>> start EXERCISE INPUTS
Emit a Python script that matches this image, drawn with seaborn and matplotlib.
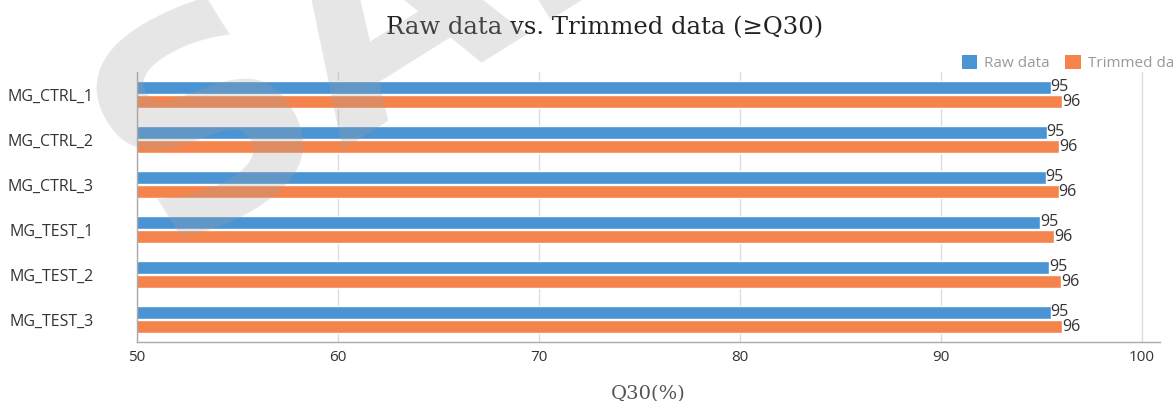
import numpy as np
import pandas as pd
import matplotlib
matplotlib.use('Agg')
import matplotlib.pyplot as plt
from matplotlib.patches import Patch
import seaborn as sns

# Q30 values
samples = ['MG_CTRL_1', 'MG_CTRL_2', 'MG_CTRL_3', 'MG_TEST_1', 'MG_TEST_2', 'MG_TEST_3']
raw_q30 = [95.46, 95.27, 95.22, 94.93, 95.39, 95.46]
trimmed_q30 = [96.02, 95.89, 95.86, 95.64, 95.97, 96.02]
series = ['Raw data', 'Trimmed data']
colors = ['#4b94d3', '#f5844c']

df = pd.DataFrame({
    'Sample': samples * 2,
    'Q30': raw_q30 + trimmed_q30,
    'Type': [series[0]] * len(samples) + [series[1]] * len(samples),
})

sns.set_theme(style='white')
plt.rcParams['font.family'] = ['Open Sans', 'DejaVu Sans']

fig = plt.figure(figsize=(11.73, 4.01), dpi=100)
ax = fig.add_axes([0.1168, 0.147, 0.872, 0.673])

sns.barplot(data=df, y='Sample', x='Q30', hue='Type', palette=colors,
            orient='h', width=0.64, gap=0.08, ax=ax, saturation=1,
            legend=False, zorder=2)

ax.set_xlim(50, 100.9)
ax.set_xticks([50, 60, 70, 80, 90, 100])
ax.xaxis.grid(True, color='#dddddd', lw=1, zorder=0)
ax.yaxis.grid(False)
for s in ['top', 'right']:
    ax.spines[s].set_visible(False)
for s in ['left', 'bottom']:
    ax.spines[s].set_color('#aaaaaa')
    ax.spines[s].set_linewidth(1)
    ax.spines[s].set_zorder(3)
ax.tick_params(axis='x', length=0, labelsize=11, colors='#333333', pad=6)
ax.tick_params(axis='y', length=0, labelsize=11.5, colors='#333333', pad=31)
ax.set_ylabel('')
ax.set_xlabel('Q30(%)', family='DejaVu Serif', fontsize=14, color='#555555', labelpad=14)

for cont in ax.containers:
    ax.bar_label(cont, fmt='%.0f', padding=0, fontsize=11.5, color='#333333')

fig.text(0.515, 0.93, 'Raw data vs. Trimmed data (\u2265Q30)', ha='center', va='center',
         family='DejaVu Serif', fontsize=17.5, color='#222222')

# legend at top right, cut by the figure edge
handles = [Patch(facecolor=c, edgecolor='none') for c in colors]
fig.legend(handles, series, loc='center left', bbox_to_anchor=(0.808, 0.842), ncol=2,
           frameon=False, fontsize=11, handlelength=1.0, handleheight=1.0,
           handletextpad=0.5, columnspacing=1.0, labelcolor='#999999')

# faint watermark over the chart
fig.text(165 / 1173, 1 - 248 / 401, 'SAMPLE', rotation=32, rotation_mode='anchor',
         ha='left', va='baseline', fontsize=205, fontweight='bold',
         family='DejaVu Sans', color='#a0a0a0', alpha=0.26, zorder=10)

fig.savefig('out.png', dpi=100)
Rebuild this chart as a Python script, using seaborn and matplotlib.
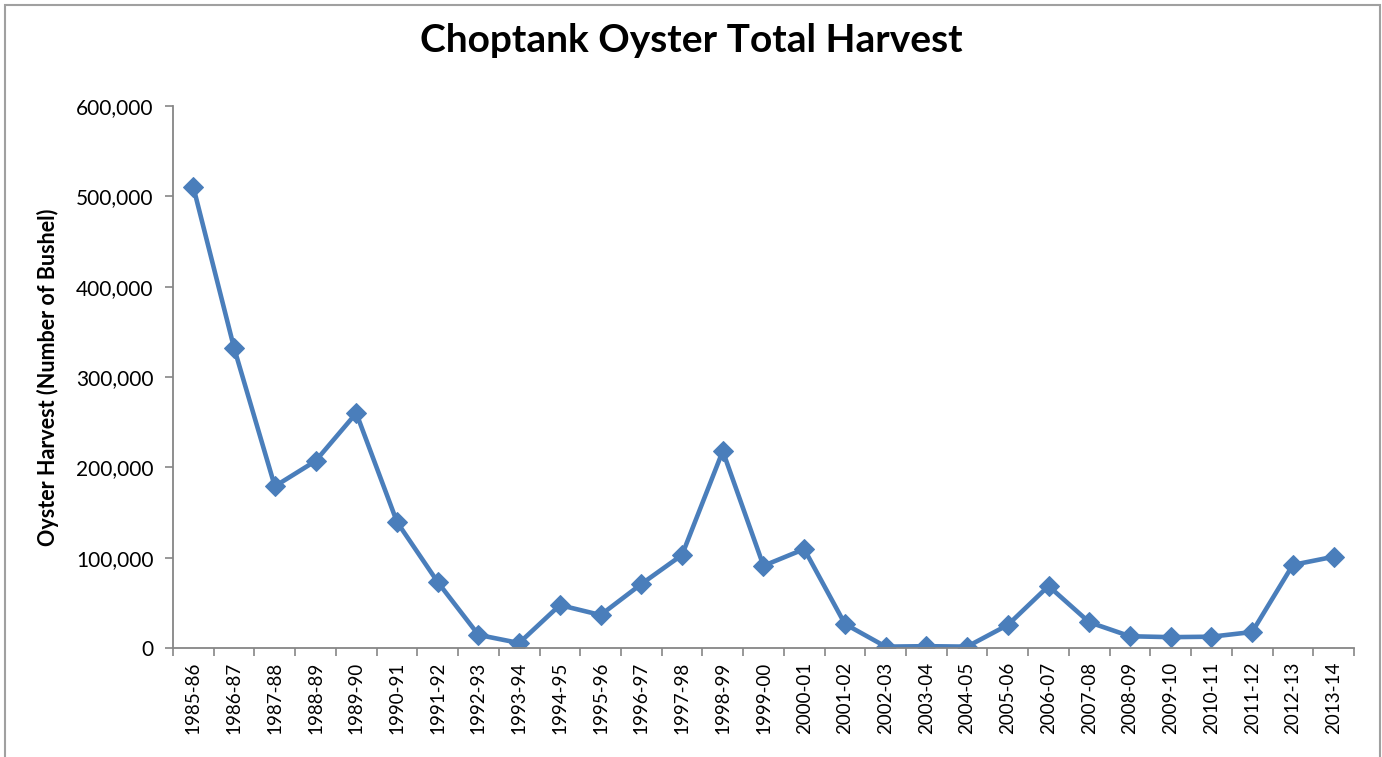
>> end EXERCISE INPUTS
→ **SET TASK**
Transcribe each line above verbatim, with the pictures left out.

→ **SOLUTION TO THIS PROBLEM**
Emit a Python script that matches this image, drawn with seaborn and matplotlib.
import numpy as np
import pandas as pd
import matplotlib
matplotlib.use('Agg')
import matplotlib.pyplot as plt
from matplotlib.patches import Patch
import seaborn as sns

# Q30 values
samples = ['MG_CTRL_1', 'MG_CTRL_2', 'MG_CTRL_3', 'MG_TEST_1', 'MG_TEST_2', 'MG_TEST_3']
raw_q30 = [95.46, 95.27, 95.22, 94.93, 95.39, 95.46]
trimmed_q30 = [96.02, 95.89, 95.86, 95.64, 95.97, 96.02]
series = ['Raw data', 'Trimmed data']
colors = ['#4b94d3', '#f5844c']

df = pd.DataFrame({
    'Sample': samples * 2,
    'Q30': raw_q30 + trimmed_q30,
    'Type': [series[0]] * len(samples) + [series[1]] * len(samples),
})

sns.set_theme(style='white')
plt.rcParams['font.family'] = ['Open Sans', 'DejaVu Sans']

fig = plt.figure(figsize=(11.73, 4.01), dpi=100)
ax = fig.add_axes([0.1168, 0.147, 0.872, 0.673])

sns.barplot(data=df, y='Sample', x='Q30', hue='Type', palette=colors,
            orient='h', width=0.64, gap=0.08, ax=ax, saturation=1,
            legend=False, zorder=2)

ax.set_xlim(50, 100.9)
ax.set_xticks([50, 60, 70, 80, 90, 100])
ax.xaxis.grid(True, color='#dddddd', lw=1, zorder=0)
ax.yaxis.grid(False)
for s in ['top', 'right']:
    ax.spines[s].set_visible(False)
for s in ['left', 'bottom']:
    ax.spines[s].set_color('#aaaaaa')
    ax.spines[s].set_linewidth(1)
    ax.spines[s].set_zorder(3)
ax.tick_params(axis='x', length=0, labelsize=11, colors='#333333', pad=6)
ax.tick_params(axis='y', length=0, labelsize=11.5, colors='#333333', pad=31)
ax.set_ylabel('')
ax.set_xlabel('Q30(%)', family='DejaVu Serif', fontsize=14, color='#555555', labelpad=14)

for cont in ax.containers:
    ax.bar_label(cont, fmt='%.0f', padding=0, fontsize=11.5, color='#333333')

fig.text(0.515, 0.93, 'Raw data vs. Trimmed data (\u2265Q30)', ha='center', va='center',
         family='DejaVu Serif', fontsize=17.5, color='#222222')

# legend at top right, cut by the figure edge
handles = [Patch(facecolor=c, edgecolor='none') for c in colors]
fig.legend(handles, series, loc='center left', bbox_to_anchor=(0.808, 0.842), ncol=2,
           frameon=False, fontsize=11, handlelength=1.0, handleheight=1.0,
           handletextpad=0.5, columnspacing=1.0, labelcolor='#999999')

# faint watermark over the chart
fig.text(165 / 1173, 1 - 248 / 401, 'SAMPLE', rotation=32, rotation_mode='anchor',
         ha='left', va='baseline', fontsize=205, fontweight='bold',
         family='DejaVu Sans', color='#a0a0a0', alpha=0.26, zorder=10)

fig.savefig('out.png', dpi=100)
Rebuild this chart as a Python script, using seaborn and matplotlib.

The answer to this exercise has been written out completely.